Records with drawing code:
— START —

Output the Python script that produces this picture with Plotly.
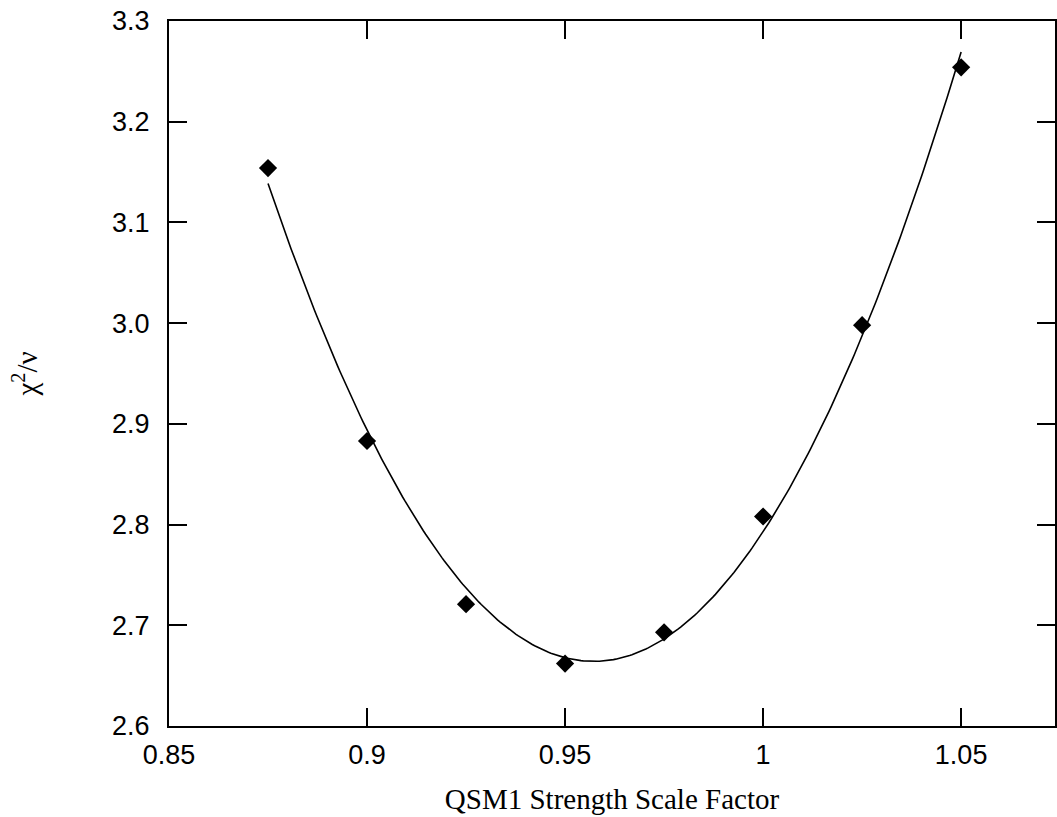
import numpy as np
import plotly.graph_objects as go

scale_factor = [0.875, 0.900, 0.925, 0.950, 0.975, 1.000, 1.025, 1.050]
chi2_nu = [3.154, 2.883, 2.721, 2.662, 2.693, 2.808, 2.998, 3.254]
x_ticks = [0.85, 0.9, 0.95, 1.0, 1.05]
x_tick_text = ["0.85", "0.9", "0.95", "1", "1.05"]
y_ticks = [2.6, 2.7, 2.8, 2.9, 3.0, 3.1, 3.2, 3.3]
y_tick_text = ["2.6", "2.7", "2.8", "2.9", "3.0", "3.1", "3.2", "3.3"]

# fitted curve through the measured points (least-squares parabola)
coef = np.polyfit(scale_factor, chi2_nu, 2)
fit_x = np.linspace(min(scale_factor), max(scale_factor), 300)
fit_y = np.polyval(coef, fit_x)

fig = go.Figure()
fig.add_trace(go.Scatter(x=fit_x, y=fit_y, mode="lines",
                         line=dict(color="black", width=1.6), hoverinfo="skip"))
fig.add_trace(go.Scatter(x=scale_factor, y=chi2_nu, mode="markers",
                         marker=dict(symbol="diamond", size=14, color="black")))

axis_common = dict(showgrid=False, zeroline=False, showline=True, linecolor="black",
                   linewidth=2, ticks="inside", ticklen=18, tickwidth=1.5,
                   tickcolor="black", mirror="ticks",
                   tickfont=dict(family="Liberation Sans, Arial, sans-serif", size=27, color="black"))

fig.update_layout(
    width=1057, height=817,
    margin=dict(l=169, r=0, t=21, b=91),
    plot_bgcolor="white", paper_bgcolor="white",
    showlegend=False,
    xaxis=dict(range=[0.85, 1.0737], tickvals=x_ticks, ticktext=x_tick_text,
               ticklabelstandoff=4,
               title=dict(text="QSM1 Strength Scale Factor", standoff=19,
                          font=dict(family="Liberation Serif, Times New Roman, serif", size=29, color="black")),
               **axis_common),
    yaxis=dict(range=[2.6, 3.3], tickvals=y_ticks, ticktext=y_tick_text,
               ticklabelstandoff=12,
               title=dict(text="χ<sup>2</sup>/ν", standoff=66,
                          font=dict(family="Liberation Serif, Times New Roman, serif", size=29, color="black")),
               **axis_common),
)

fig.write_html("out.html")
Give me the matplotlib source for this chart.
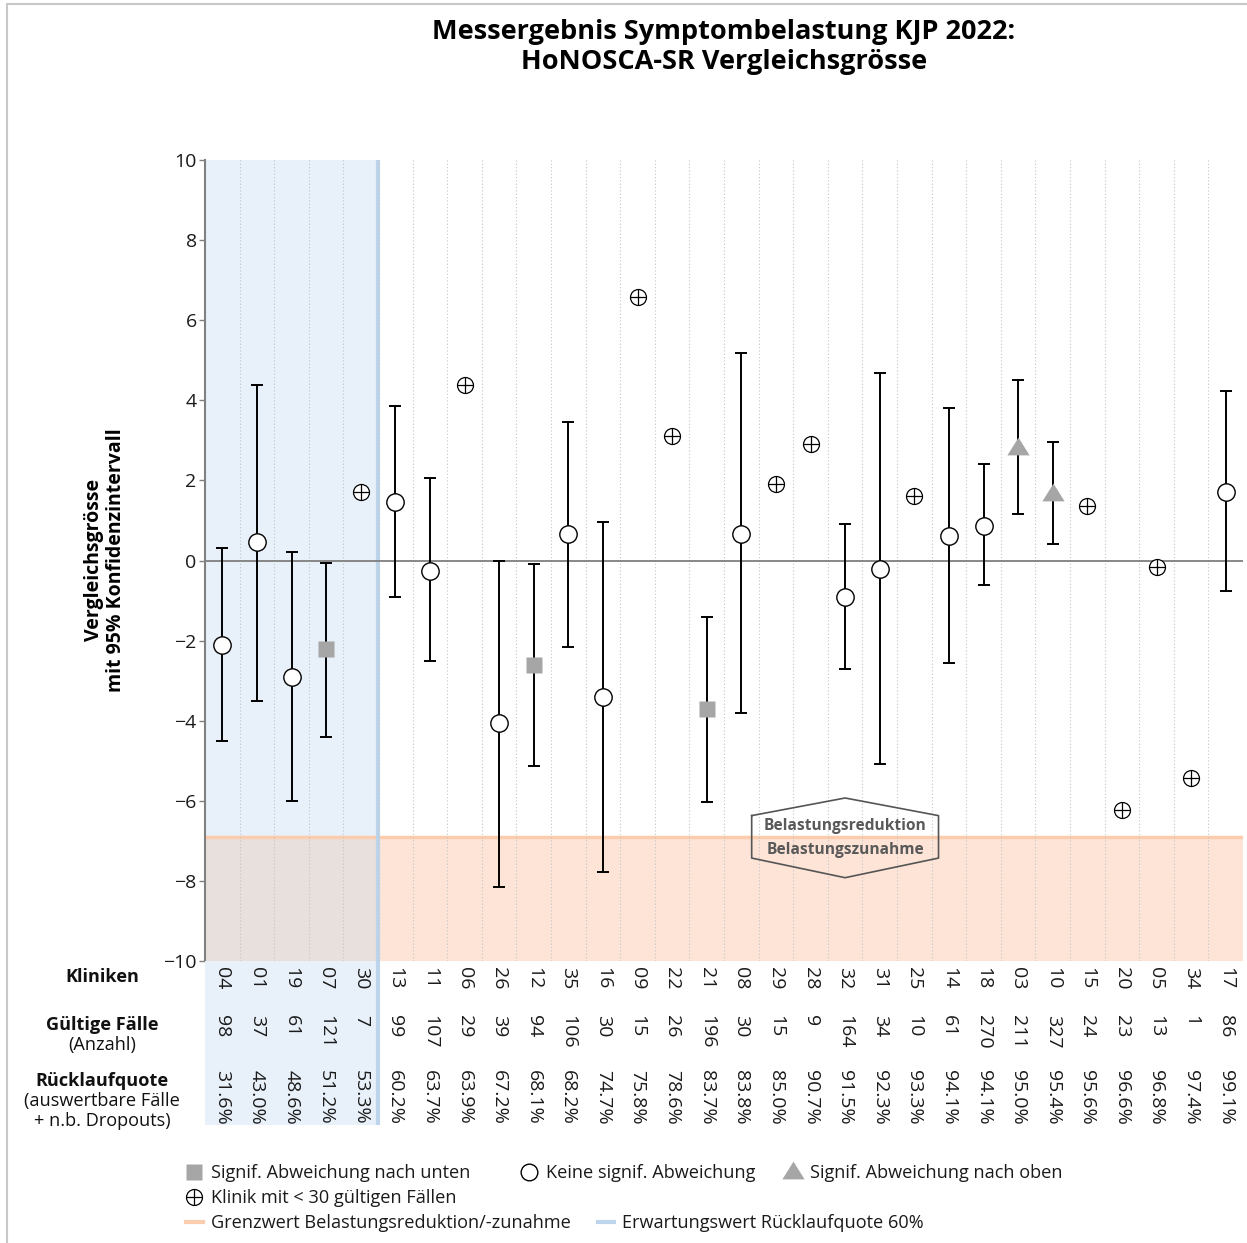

— END —

▸ Prompt
Restate the whole listing above exactly, except for its images.

▸ Output of the exercise
Output the Python script that produces this picture with Plotly.
import numpy as np
import plotly.graph_objects as go

scale_factor = [0.875, 0.900, 0.925, 0.950, 0.975, 1.000, 1.025, 1.050]
chi2_nu = [3.154, 2.883, 2.721, 2.662, 2.693, 2.808, 2.998, 3.254]
x_ticks = [0.85, 0.9, 0.95, 1.0, 1.05]
x_tick_text = ["0.85", "0.9", "0.95", "1", "1.05"]
y_ticks = [2.6, 2.7, 2.8, 2.9, 3.0, 3.1, 3.2, 3.3]
y_tick_text = ["2.6", "2.7", "2.8", "2.9", "3.0", "3.1", "3.2", "3.3"]

# fitted curve through the measured points (least-squares parabola)
coef = np.polyfit(scale_factor, chi2_nu, 2)
fit_x = np.linspace(min(scale_factor), max(scale_factor), 300)
fit_y = np.polyval(coef, fit_x)

fig = go.Figure()
fig.add_trace(go.Scatter(x=fit_x, y=fit_y, mode="lines",
                         line=dict(color="black", width=1.6), hoverinfo="skip"))
fig.add_trace(go.Scatter(x=scale_factor, y=chi2_nu, mode="markers",
                         marker=dict(symbol="diamond", size=14, color="black")))

axis_common = dict(showgrid=False, zeroline=False, showline=True, linecolor="black",
                   linewidth=2, ticks="inside", ticklen=18, tickwidth=1.5,
                   tickcolor="black", mirror="ticks",
                   tickfont=dict(family="Liberation Sans, Arial, sans-serif", size=27, color="black"))

fig.update_layout(
    width=1057, height=817,
    margin=dict(l=169, r=0, t=21, b=91),
    plot_bgcolor="white", paper_bgcolor="white",
    showlegend=False,
    xaxis=dict(range=[0.85, 1.0737], tickvals=x_ticks, ticktext=x_tick_text,
               ticklabelstandoff=4,
               title=dict(text="QSM1 Strength Scale Factor", standoff=19,
                          font=dict(family="Liberation Serif, Times New Roman, serif", size=29, color="black")),
               **axis_common),
    yaxis=dict(range=[2.6, 3.3], tickvals=y_ticks, ticktext=y_tick_text,
               ticklabelstandoff=12,
               title=dict(text="χ<sup>2</sup>/ν", standoff=66,
                          font=dict(family="Liberation Serif, Times New Roman, serif", size=29, color="black")),
               **axis_common),
)

fig.write_html("out.html")
Give me the matplotlib source for this chart.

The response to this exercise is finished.